Sementara itu Kepala Pusat Gempa Bumi dan Tsunami dari Badan Meteorologi, Klimatologi, dan Geofisika (BMKG), Rahmat Triyono menjelaskan, dari pengamatan BMKG ditemukan tinggi tsunami sebesar 11,3 meter di Desa Tundu. Pergerakan tsunami ini menurutnya sampai dengan sejauh 468 meter yaitu di Hotel Mercure. “Awalnya kita bingung, mengapa sesar mendatar bisa menimbulkan tsunami. Kita baru menyadari sehari setelah bencana alam itu bahwa hal ini bukan karena gempa tapi karena terjadinya longsor. Jadi di hari pertama kita belum menyimpulkan ke arah sana,” ungkapnya.
Sedangkan terkait likuifaksi menurut Rahmat tanah bergerak tersebut diakibatkan adanya gempa besar dari rangkaian gempa yang mencapai total durasi 25 menit. “Tentunya itu yang memporakporandakan Palu, dan bisa jadi ini yang menyebabkan likufaksi,” tutur Rahmat.
Pembicara dari Lembaga Ilmu Pengetahuan Indonesia (LIPI) Dani Hilman menyatakan bahwa gempa Palu telah menggerakan dua segmen yaitu Segmen Palu dan Segmen Saluki yang meloncati releasing step over selebar 6 km. Di zona releasing step over antara kedua segmen ini deformasi cukup kompleks dengan didominasi oleh zona pensesaran normal.

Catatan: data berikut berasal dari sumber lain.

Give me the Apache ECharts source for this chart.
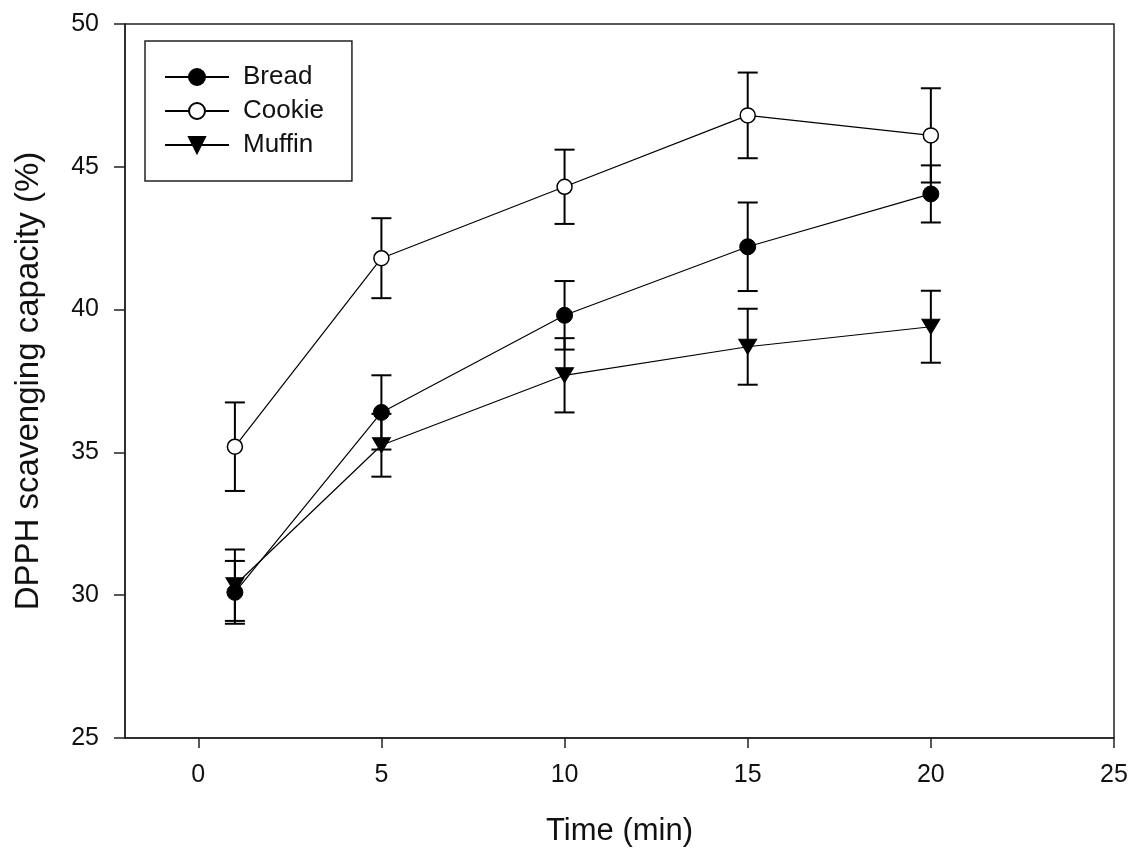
<!DOCTYPE html>
<html>
<head>
<meta charset="utf-8">
<script src="https://cdn.jsdelivr.net/npm/echarts@6/dist/echarts.min.js"></script>
<style>
html,body{margin:0;padding:0;background:#fff;}
#chart{width:1131px;height:852px;}
</style>
</head>
<body>
<div id="chart"></div>
<script>
const times = [1, 5, 10, 15, 20];
const bread = [30.1, 36.4, 39.8, 42.2, 44.05];
const breadErr = [1.1, 1.3, 1.2, 1.55, 1.0];
const cookie = [35.2, 41.8, 44.3, 46.8, 46.1];
const cookieErr = [1.55, 1.4, 1.3, 1.5, 1.65];
const muffin = [30.35, 35.25, 37.7, 38.7, 39.4];
const muffinErr = [1.25, 1.1, 1.3, 1.33, 1.26];
const xTicks = [0, 5, 10, 15, 20, 25];
const seriesNames = ['Bread', 'Cookie', 'Muffin'];

const FONT = '"Liberation Sans", Arial, sans-serif';

function pairs(vals) { return times.map((t, i) => [t, vals[i]]); }
function errData(vals, errs) { return times.map((t, i) => [t, vals[i] - errs[i], vals[i] + errs[i]]); }

function errSeries(vals, errs) {
  return {
    type: 'custom',
    silent: true,
    z: 1,
    data: errData(vals, errs),
    renderItem: function (params, api) {
      const x = api.value(0);
      const lo = api.coord([x, api.value(1)]);
      const hi = api.coord([x, api.value(2)]);
      const hw = 10;
      const st = { stroke: '#000', lineWidth: 2 };
      return {
        type: 'group',
        children: [
          { type: 'line', shape: { x1: lo[0], y1: lo[1], x2: hi[0], y2: hi[1] }, style: st },
          { type: 'line', shape: { x1: lo[0] - hw, y1: lo[1], x2: lo[0] + hw, y2: lo[1] }, style: st },
          { type: 'line', shape: { x1: hi[0] - hw, y1: hi[1], x2: hi[0] + hw, y2: hi[1] }, style: st }
        ]
      };
    }
  };
}

const chart = echarts.init(document.getElementById('chart'), null, { renderer: 'canvas' });
chart.setOption({
  animation: false,
  backgroundColor: '#fff',
  textStyle: { fontFamily: FONT },
  grid: { left: 125, right: 17, top: 24, bottom: 114, show: true, borderColor: '#222', borderWidth: 1.5, backgroundColor: 'transparent' },
  legend: {
    orient: 'vertical',
    left: 145, top: 41,
    padding: [23, 28, 23, 19],
    itemWidth: 64, itemHeight: 20, itemGap: 8,
    borderColor: '#222', borderWidth: 1.5,
    textStyle: { fontFamily: FONT, fontSize: 26, color: '#111', padding: [0, 0, 0, 9] },
    data: seriesNames
  },
  xAxis: {
    type: 'value', min: -2, max: 25,
    name: 'Time (min)', nameLocation: 'middle', nameGap: 78,
    nameTextStyle: { fontFamily: FONT, fontSize: 31, color: '#111' },
    axisLine: { show: true, onZero: false, lineStyle: { color: '#222', width: 1.5 } },
    axisTick: { show: true, inside: false, length: 10, lineStyle: { color: '#222', width: 1.5 }, customValues: xTicks },
    axisLabel: { fontFamily: FONT, fontSize: 25, color: '#111', margin: 25, customValues: xTicks },
    splitLine: { show: false }
  },
  yAxis: {
    type: 'value', min: 25, max: 50, interval: 5,
    name: 'DPPH scavenging capacity (%)', nameLocation: 'middle', nameGap: 80,
    nameTextStyle: { fontFamily: FONT, fontSize: 33, color: '#111' },
    axisLine: { show: true, onZero: false, lineStyle: { color: '#222', width: 1.5 } },
    axisTick: { show: true, inside: false, length: 11, lineStyle: { color: '#222', width: 1.5 } },
    axisLabel: { fontFamily: FONT, fontSize: 25, color: '#111', margin: 26 },
    splitLine: { show: false }
  },
  series: [
    errSeries(bread, breadErr),
    errSeries(cookie, cookieErr),
    errSeries(muffin, muffinErr),
    {
      name: 'Bread', type: 'line', z: 3, data: pairs(bread),
      symbol: 'circle', symbolSize: 16,
      lineStyle: { color: '#000', width: 1.2 },
      itemStyle: { color: '#000', borderColor: '#000', borderWidth: 1 }
    },
    {
      name: 'Cookie', type: 'line', z: 3, data: pairs(cookie),
      symbol: 'circle', symbolSize: 15,
      lineStyle: { color: '#000', width: 1.2 },
      itemStyle: { color: '#fff', borderColor: '#000', borderWidth: 1.5 }
    },
    {
      name: 'Muffin', type: 'line', z: 3, data: pairs(muffin),
      symbol: 'triangle', symbolSize: [18, 15], symbolRotate: 180,
      lineStyle: { color: '#000', width: 1.2 },
      itemStyle: { color: '#000', borderColor: '#000', borderWidth: 1 }
    }
  ]
});
</script>
</body>
</html>
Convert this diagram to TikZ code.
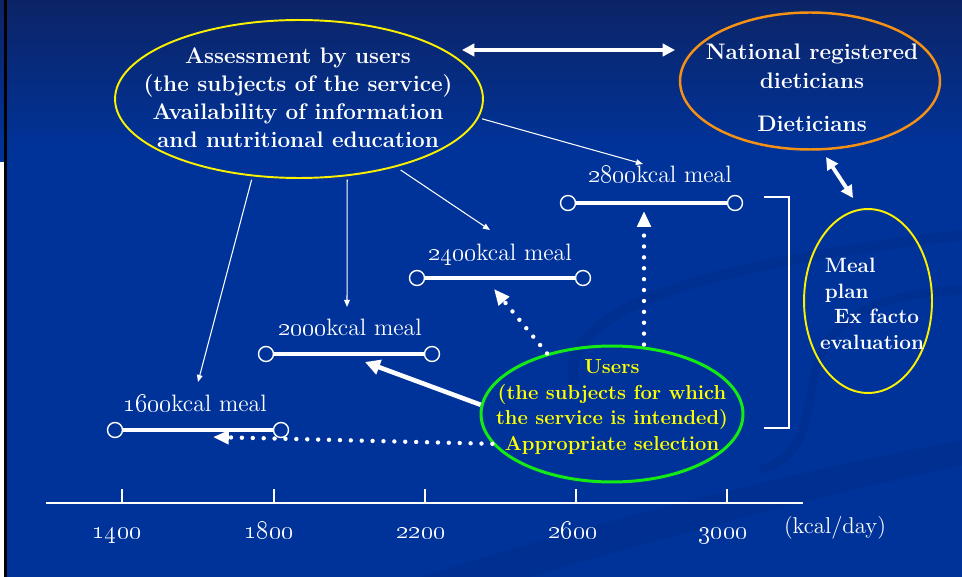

Lokasi terjadinya likuefaksi mempunyai hubungan spasial yang erat dengan jalur fault ruptures khususnya di jalur extensional/rifting yang berkaitan dengan mekanisme pull apart basin. “Namun yang menarik, rumah-rumah yang tidak jauh dari jalur sesar tetap bertahan,” ucapnya. Kegiatan diskusi khusus dengan moderator M.Burhannudinnur yang merupakan Wakil Ketua Umum IAGI ini mengundang perhatian dari para ahli geologi yang sejak beberapa hari sebelumnya telah berkumpul di Pekanbaru dalam rangka Pertemuan Ilmiah Tahunan IAGI.